• **BRIEF**
Transcribe every line exactly and omit anything that is a picture.

• **SOURCE EXCERPT**
_____
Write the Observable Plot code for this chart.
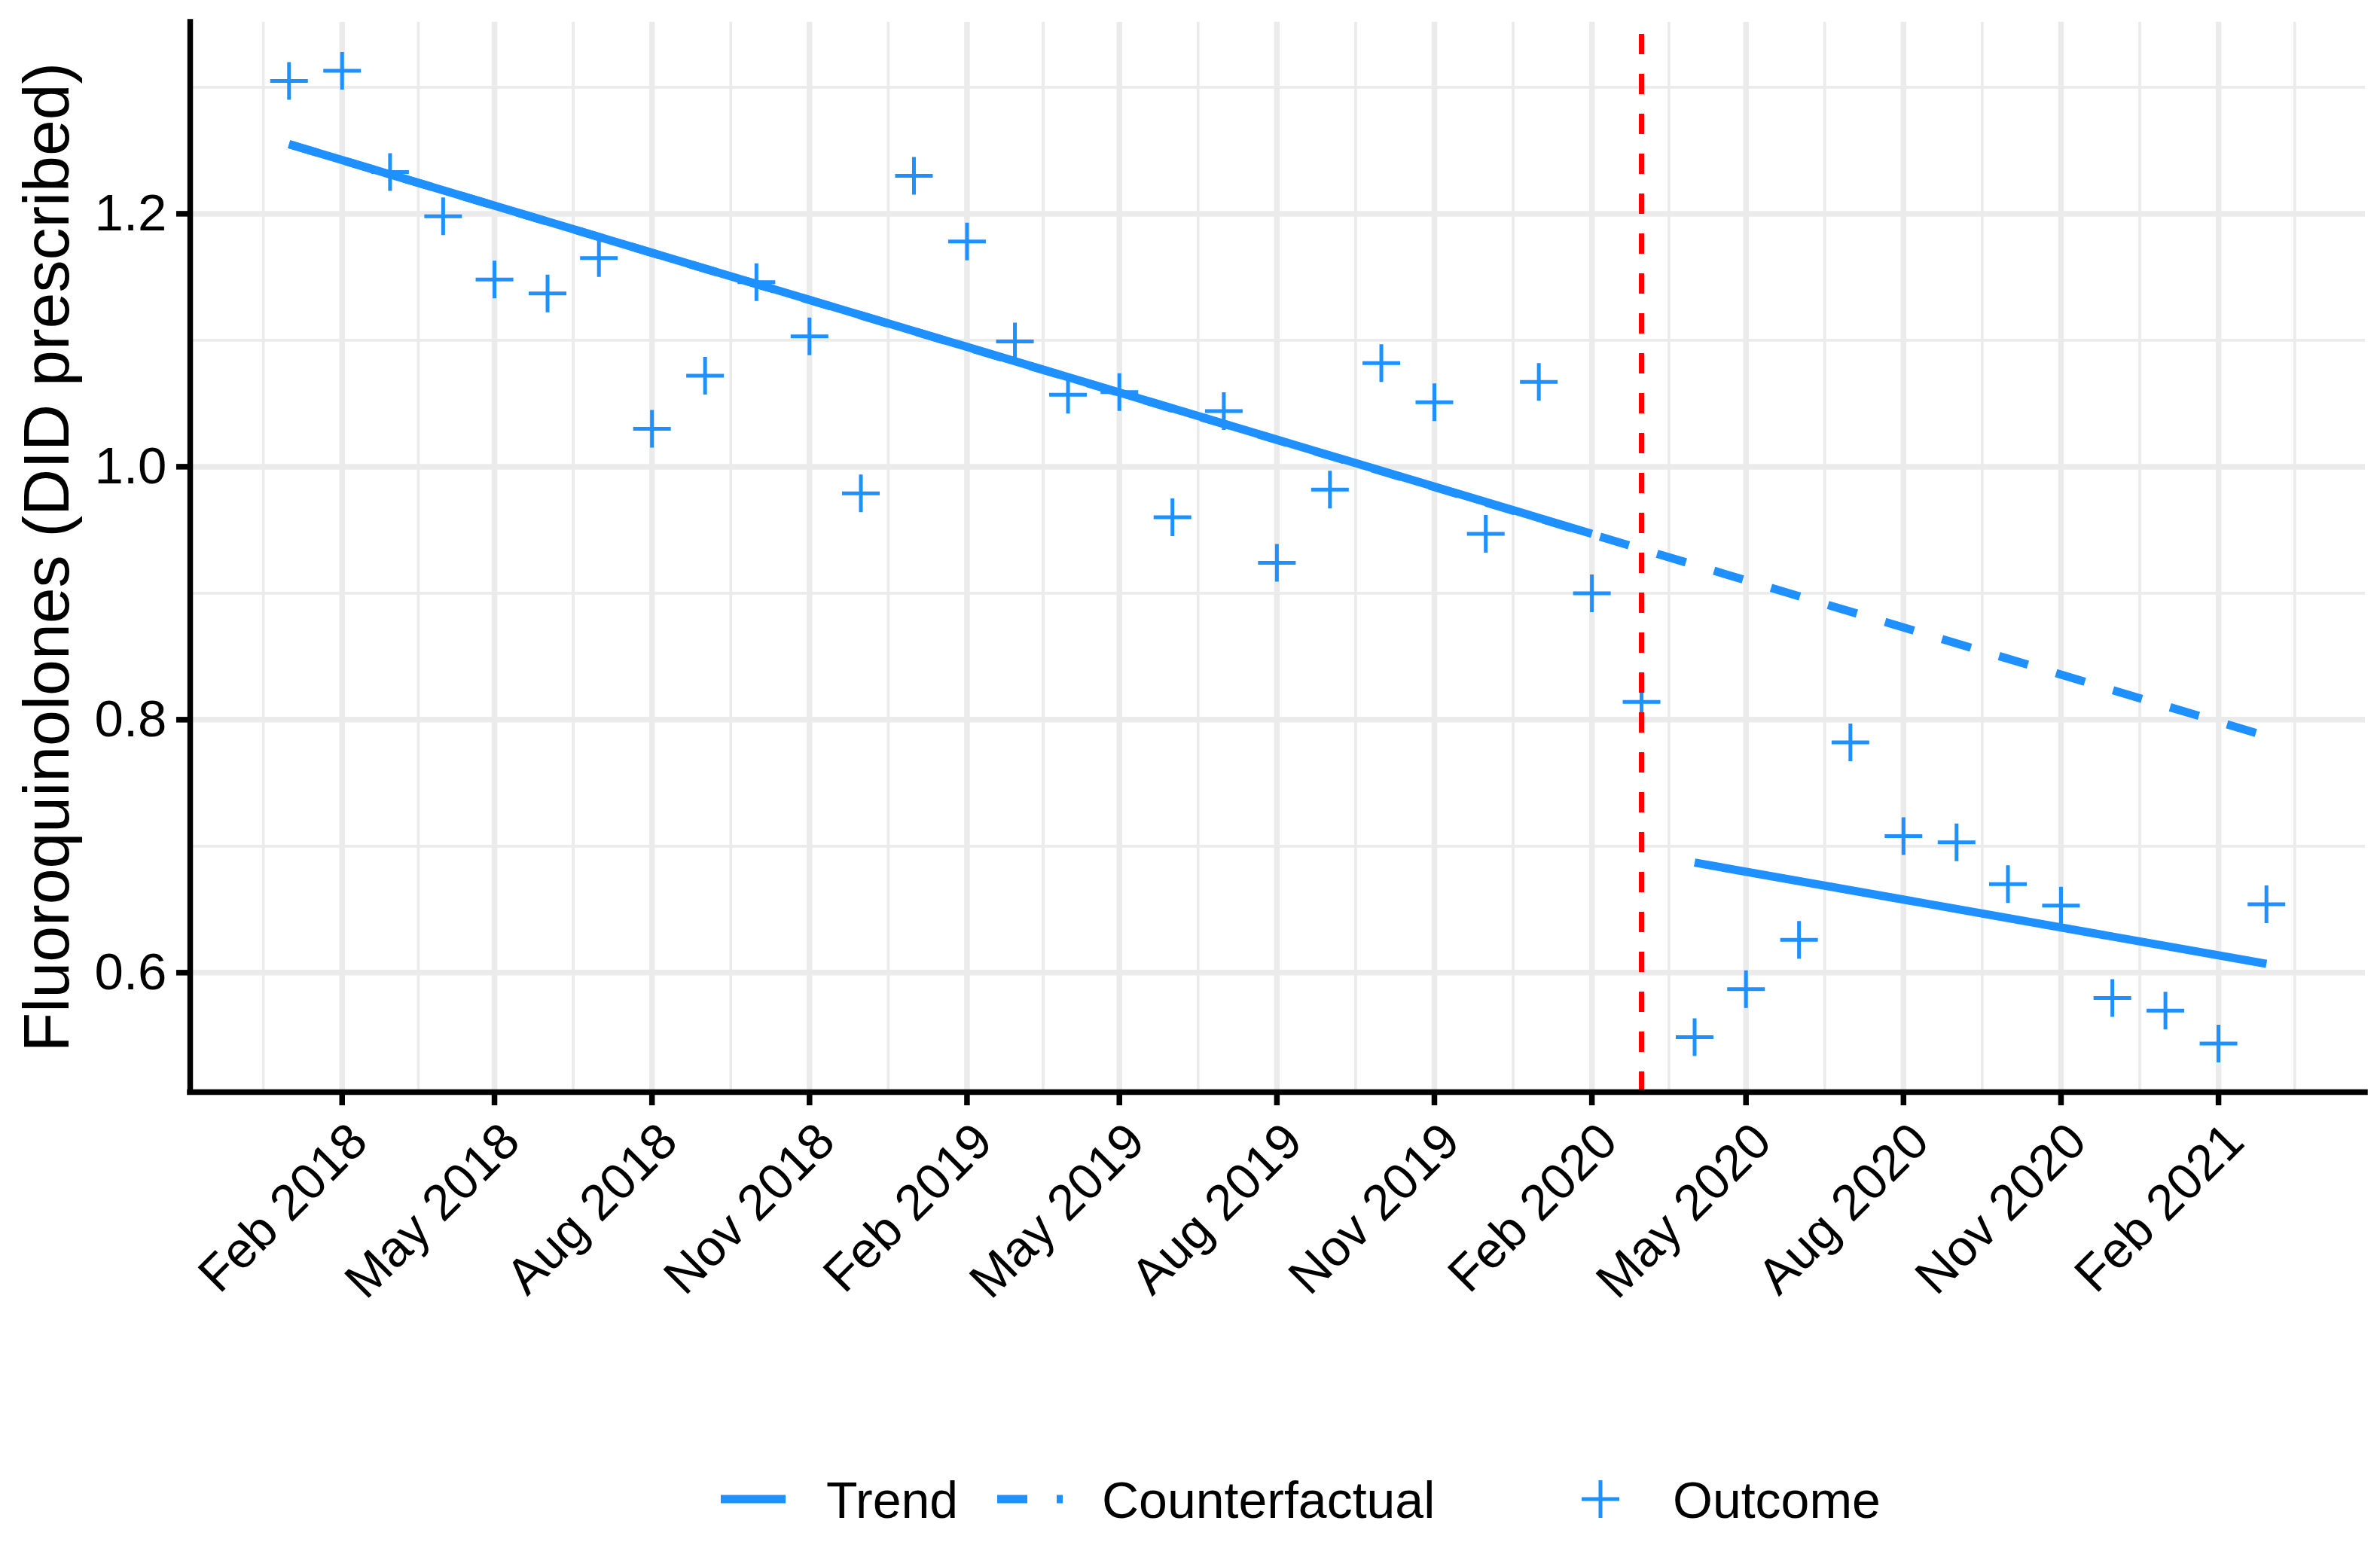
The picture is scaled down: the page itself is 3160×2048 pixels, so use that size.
<!DOCTYPE html>
<html><head><meta charset="utf-8">
<script src="https://cdn.jsdelivr.net/npm/d3@7"></script>
<script src="https://cdn.jsdelivr.net/npm/@observablehq/plot@0.6"></script>
<style>
html,body{margin:0;padding:0;background:#fff;}
#chart{width:3160px;height:2048px;position:relative;background:#fff;}
svg{display:block;}
</style></head><body><div id="chart"></div>
<script>
// ---- data ----
const months = [
  "2018-01","2018-02","2018-03","2018-04","2018-05","2018-06","2018-07","2018-08","2018-09","2018-10","2018-11","2018-12",
  "2019-01","2019-02","2019-03","2019-04","2019-05","2019-06","2019-07","2019-08","2019-09","2019-10","2019-11","2019-12",
  "2020-01","2020-02","2020-03","2020-04","2020-05","2020-06","2020-07","2020-08","2020-09","2020-10","2020-11","2020-12",
  "2021-01","2021-02","2021-03"
];
const outcome = [
  1.305, 1.313, 1.233, 1.198, 1.148, 1.137, 1.165, 1.030, 1.072, 1.146, 1.103, 0.979,
  1.230, 1.178, 1.099, 1.057, 1.059, 0.960, 1.044, 0.924, 0.982, 1.082, 1.051, 0.947,
  1.067, 0.900, 0.814, 0.549, 0.587, 0.626, 0.782, 0.708, 0.703, 0.670, 0.653, 0.580,
  0.570, 0.544, 0.654
];
const trendPreMonths = ["2018-01", "2020-02"];
const trendPreValues = [1.255, 0.947];
const trendPostMonths = ["2020-04", "2021-03"];
const trendPostValues = [0.687, 0.607];
const counterfactualMonths = ["2018-01", "2021-03"];
const counterfactualValues = [1.255, 0.787];
const interventionMonth = ["2020-03"];
const xTickMonths = ["2018-02","2018-05","2018-08","2018-11","2019-02","2019-05","2019-08","2019-11",
                     "2020-02","2020-05","2020-08","2020-11","2021-02"];
const xOuterMonths = ["2017-11", "2021-05"];
const yTicks = [0.6, 0.8, 1.0, 1.2];
const yMinorTicks = [0.7, 0.9, 1.1, 1.3];
const yLabel = "Fluoroquinolones (DID prescribed)";
const legendLabels = ["Trend", "Counterfactual", "Outcome"];

// ---- styling ----
const BLUE = "#1E90FF", RED = "#FF0000", GRID = "#EBEBEB";
const FONT = "'Liberation Sans', Arial, Helvetica, sans-serif";

const parse = d3.utcParse("%Y-%m");
const fmt = d3.utcFormat("%b %Y");

const outData = months.map((m, i) => ({date: parse(m), value: outcome[i]}));
const mk = (ms, vs) => ms.map((m, i) => ({date: parse(m), value: vs[i]}));
const preData = mk(trendPreMonths, trendPreValues);
const postData = mk(trendPostMonths, trendPostValues);
const cfData = mk(counterfactualMonths, counterfactualValues);
const xTicks = xTickMonths.map(parse);

// ggplot-like 5% expansion
const xExt = d3.extent(outData, d => +d.date);
const xPad = (xExt[1] - xExt[0]) * 0.05;
const xDomain = [new Date(xExt[0] - xPad), new Date(xExt[1] + xPad)];
const allY = [...outcome, ...trendPreValues, ...trendPostValues, ...counterfactualValues];
const yExt = d3.extent(allY);
const yPad = (yExt[1] - yExt[0]) * 0.05;
const yDomain = [yExt[0] - yPad, yExt[1] + yPad];

// minor x grid: midpoints between consecutive major ticks (incl. outer)
const majorsExt = [parse(xOuterMonths[0]), ...xTicks, parse(xOuterMonths[1])];
const xMinor = d3.pairs(majorsExt).map(([a, b]) => new Date((+a + +b) / 2));

const plusSymbol = {
  draw(ctx, size) {
    const r = Math.sqrt(size / Math.PI);
    ctx.moveTo(-r, 0); ctx.lineTo(r, 0);
    ctx.moveTo(0, -r); ctx.lineTo(0, r);
  }
};

const W = 3160, H = 1880;
const plot = Plot.plot({
  width: W, height: H,
  marginLeft: 252, marginRight: 20, marginTop: 29, marginBottom: H - 1450,
  style: {fontFamily: FONT, fontSize: "68px", background: "white", color: "black", overflow: "visible"},
  x: {type: "utc", domain: xDomain},
  y: {domain: yDomain},
  marks: [
    Plot.ruleX(xMinor, {x: d => d, stroke: GRID, strokeWidth: 3.7}),
    Plot.ruleY(yMinorTicks, {y: d => d, stroke: GRID, strokeWidth: 3.7}),
    Plot.ruleX(xTicks, {x: d => d, stroke: GRID, strokeWidth: 7.5}),
    Plot.ruleY(yTicks, {y: d => d, stroke: GRID, strokeWidth: 7.5}),
    Plot.line(cfData, {x: "date", y: "value", stroke: BLUE, strokeWidth: 11, strokeDasharray: "40,39", strokeLinecap: "butt"}),
    Plot.line(preData, {x: "date", y: "value", stroke: BLUE, strokeWidth: 11, strokeLinecap: "butt"}),
    Plot.line(postData, {x: "date", y: "value", stroke: BLUE, strokeWidth: 11, strokeLinecap: "butt"}),
    Plot.dot(outData, {x: "date", y: "value", symbol: plusSymbol, r: 25, stroke: BLUE, strokeWidth: 5, fill: "none"}),
    Plot.ruleX(interventionMonth.map(parse), {x: d => d, y1: yDomain[0], y2: yDomain[1], stroke: RED, strokeWidth: 7, strokeDasharray: "27,26"}),
    Plot.ruleY([yDomain[0]], {stroke: "black", strokeWidth: 7.5, strokeLinecap: "square"}),
    Plot.ruleX([xDomain[0]], {stroke: "black", strokeWidth: 7.5, strokeLinecap: "square"}),
    Plot.axisY({ticks: yTicks, tickFormat: d3.format(".1f"), tickSize: 18, tickPadding: 13, strokeWidth: 7.5, fontSize: 69, label: null, fill: "black"}),
    Plot.axisX({ticks: xTicks, tickFormat: () => "", tickSize: 18, strokeWidth: 7.5, label: null}),
    Plot.text(xTicks, {x: d => d, text: d => fmt(d), frameAnchor: "bottom", dx: 22, dy: 54, rotate: -45,
      textAnchor: "end", lineAnchor: "middle", fontSize: 67, fill: "black"}),
    Plot.text([yLabel], {text: d => d, frameAnchor: "left", dx: 63 - 252, rotate: -90, textAnchor: "middle",
      lineAnchor: "middle", fontSize: 86, fill: "black"})
  ]
});
document.getElementById("chart").appendChild(plot);

// ---- legend below the plot ----
const LH = 2048 - H;
const leg = d3.create("svg").attr("width", W).attr("height", LH)
  .style("font-family", FONT).style("font-size", "68px");
const ky = 111, ty = 136;
leg.append("line").attr("x1", 957).attr("x2", 1043).attr("y1", ky).attr("y2", ky)
  .attr("stroke", BLUE).attr("stroke-width", 11);
leg.append("text").attr("x", 1097).attr("y", ty).text(legendLabels[0]);
leg.append("line").attr("x1", 1324).attr("x2", 1411).attr("y1", ky).attr("y2", ky)
  .attr("stroke", BLUE).attr("stroke-width", 11).attr("stroke-dasharray", "40,39");
leg.append("text").attr("x", 1463).attr("y", ty).text(legendLabels[1]);
leg.append("path").attr("d", `M${2100},${ky}H${2150}M${2125},${ky - 25}V${ky + 25}`)
  .attr("stroke", BLUE).attr("stroke-width", 5).attr("fill", "none");
leg.append("text").attr("x", 2221).attr("y", ty).text(legendLabels[2]);
document.getElementById("chart").appendChild(leg.node());
</script>
</body></html>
_____
• **RESPONSE**
Write the Observable Plot code for this chart.
The picture is scaled down: the page itself is 3160×2048 pixels, so use that size.
<!DOCTYPE html>
<html><head><meta charset="utf-8">
<script src="https://cdn.jsdelivr.net/npm/d3@7"></script>
<script src="https://cdn.jsdelivr.net/npm/@observablehq/plot@0.6"></script>
<style>
html,body{margin:0;padding:0;background:#fff;}
#chart{width:3160px;height:2048px;position:relative;background:#fff;}
svg{display:block;}
</style></head><body><div id="chart"></div>
<script>
// ---- data ----
const months = [
  "2018-01","2018-02","2018-03","2018-04","2018-05","2018-06","2018-07","2018-08","2018-09","2018-10","2018-11","2018-12",
  "2019-01","2019-02","2019-03","2019-04","2019-05","2019-06","2019-07","2019-08","2019-09","2019-10","2019-11","2019-12",
  "2020-01","2020-02","2020-03","2020-04","2020-05","2020-06","2020-07","2020-08","2020-09","2020-10","2020-11","2020-12",
  "2021-01","2021-02","2021-03"
];
const outcome = [
  1.305, 1.313, 1.233, 1.198, 1.148, 1.137, 1.165, 1.030, 1.072, 1.146, 1.103, 0.979,
  1.230, 1.178, 1.099, 1.057, 1.059, 0.960, 1.044, 0.924, 0.982, 1.082, 1.051, 0.947,
  1.067, 0.900, 0.814, 0.549, 0.587, 0.626, 0.782, 0.708, 0.703, 0.670, 0.653, 0.580,
  0.570, 0.544, 0.654
];
const trendPreMonths = ["2018-01", "2020-02"];
const trendPreValues = [1.255, 0.947];
const trendPostMonths = ["2020-04", "2021-03"];
const trendPostValues = [0.687, 0.607];
const counterfactualMonths = ["2018-01", "2021-03"];
const counterfactualValues = [1.255, 0.787];
const interventionMonth = ["2020-03"];
const xTickMonths = ["2018-02","2018-05","2018-08","2018-11","2019-02","2019-05","2019-08","2019-11",
                     "2020-02","2020-05","2020-08","2020-11","2021-02"];
const xOuterMonths = ["2017-11", "2021-05"];
const yTicks = [0.6, 0.8, 1.0, 1.2];
const yMinorTicks = [0.7, 0.9, 1.1, 1.3];
const yLabel = "Fluoroquinolones (DID prescribed)";
const legendLabels = ["Trend", "Counterfactual", "Outcome"];

// ---- styling ----
const BLUE = "#1E90FF", RED = "#FF0000", GRID = "#EBEBEB";
const FONT = "'Liberation Sans', Arial, Helvetica, sans-serif";

const parse = d3.utcParse("%Y-%m");
const fmt = d3.utcFormat("%b %Y");

const outData = months.map((m, i) => ({date: parse(m), value: outcome[i]}));
const mk = (ms, vs) => ms.map((m, i) => ({date: parse(m), value: vs[i]}));
const preData = mk(trendPreMonths, trendPreValues);
const postData = mk(trendPostMonths, trendPostValues);
const cfData = mk(counterfactualMonths, counterfactualValues);
const xTicks = xTickMonths.map(parse);

// ggplot-like 5% expansion
const xExt = d3.extent(outData, d => +d.date);
const xPad = (xExt[1] - xExt[0]) * 0.05;
const xDomain = [new Date(xExt[0] - xPad), new Date(xExt[1] + xPad)];
const allY = [...outcome, ...trendPreValues, ...trendPostValues, ...counterfactualValues];
const yExt = d3.extent(allY);
const yPad = (yExt[1] - yExt[0]) * 0.05;
const yDomain = [yExt[0] - yPad, yExt[1] + yPad];

// minor x grid: midpoints between consecutive major ticks (incl. outer)
const majorsExt = [parse(xOuterMonths[0]), ...xTicks, parse(xOuterMonths[1])];
const xMinor = d3.pairs(majorsExt).map(([a, b]) => new Date((+a + +b) / 2));

const plusSymbol = {
  draw(ctx, size) {
    const r = Math.sqrt(size / Math.PI);
    ctx.moveTo(-r, 0); ctx.lineTo(r, 0);
    ctx.moveTo(0, -r); ctx.lineTo(0, r);
  }
};

const W = 3160, H = 1880;
const plot = Plot.plot({
  width: W, height: H,
  marginLeft: 252, marginRight: 20, marginTop: 29, marginBottom: H - 1450,
  style: {fontFamily: FONT, fontSize: "68px", background: "white", color: "black", overflow: "visible"},
  x: {type: "utc", domain: xDomain},
  y: {domain: yDomain},
  marks: [
    Plot.ruleX(xMinor, {x: d => d, stroke: GRID, strokeWidth: 3.7}),
    Plot.ruleY(yMinorTicks, {y: d => d, stroke: GRID, strokeWidth: 3.7}),
    Plot.ruleX(xTicks, {x: d => d, stroke: GRID, strokeWidth: 7.5}),
    Plot.ruleY(yTicks, {y: d => d, stroke: GRID, strokeWidth: 7.5}),
    Plot.line(cfData, {x: "date", y: "value", stroke: BLUE, strokeWidth: 11, strokeDasharray: "40,39", strokeLinecap: "butt"}),
    Plot.line(preData, {x: "date", y: "value", stroke: BLUE, strokeWidth: 11, strokeLinecap: "butt"}),
    Plot.line(postData, {x: "date", y: "value", stroke: BLUE, strokeWidth: 11, strokeLinecap: "butt"}),
    Plot.dot(outData, {x: "date", y: "value", symbol: plusSymbol, r: 25, stroke: BLUE, strokeWidth: 5, fill: "none"}),
    Plot.ruleX(interventionMonth.map(parse), {x: d => d, y1: yDomain[0], y2: yDomain[1], stroke: RED, strokeWidth: 7, strokeDasharray: "27,26"}),
    Plot.ruleY([yDomain[0]], {stroke: "black", strokeWidth: 7.5, strokeLinecap: "square"}),
    Plot.ruleX([xDomain[0]], {stroke: "black", strokeWidth: 7.5, strokeLinecap: "square"}),
    Plot.axisY({ticks: yTicks, tickFormat: d3.format(".1f"), tickSize: 18, tickPadding: 13, strokeWidth: 7.5, fontSize: 69, label: null, fill: "black"}),
    Plot.axisX({ticks: xTicks, tickFormat: () => "", tickSize: 18, strokeWidth: 7.5, label: null}),
    Plot.text(xTicks, {x: d => d, text: d => fmt(d), frameAnchor: "bottom", dx: 22, dy: 54, rotate: -45,
      textAnchor: "end", lineAnchor: "middle", fontSize: 67, fill: "black"}),
    Plot.text([yLabel], {text: d => d, frameAnchor: "left", dx: 63 - 252, rotate: -90, textAnchor: "middle",
      lineAnchor: "middle", fontSize: 86, fill: "black"})
  ]
});
document.getElementById("chart").appendChild(plot);

// ---- legend below the plot ----
const LH = 2048 - H;
const leg = d3.create("svg").attr("width", W).attr("height", LH)
  .style("font-family", FONT).style("font-size", "68px");
const ky = 111, ty = 136;
leg.append("line").attr("x1", 957).attr("x2", 1043).attr("y1", ky).attr("y2", ky)
  .attr("stroke", BLUE).attr("stroke-width", 11);
leg.append("text").attr("x", 1097).attr("y", ty).text(legendLabels[0]);
leg.append("line").attr("x1", 1324).attr("x2", 1411).attr("y1", ky).attr("y2", ky)
  .attr("stroke", BLUE).attr("stroke-width", 11).attr("stroke-dasharray", "40,39");
leg.append("text").attr("x", 1463).attr("y", ty).text(legendLabels[1]);
leg.append("path").attr("d", `M${2100},${ky}H${2150}M${2125},${ky - 25}V${ky + 25}`)
  .attr("stroke", BLUE).attr("stroke-width", 5).attr("fill", "none");
leg.append("text").attr("x", 2221).attr("y", ty).text(legendLabels[2]);
document.getElementById("chart").appendChild(leg.node());
</script>
</body></html>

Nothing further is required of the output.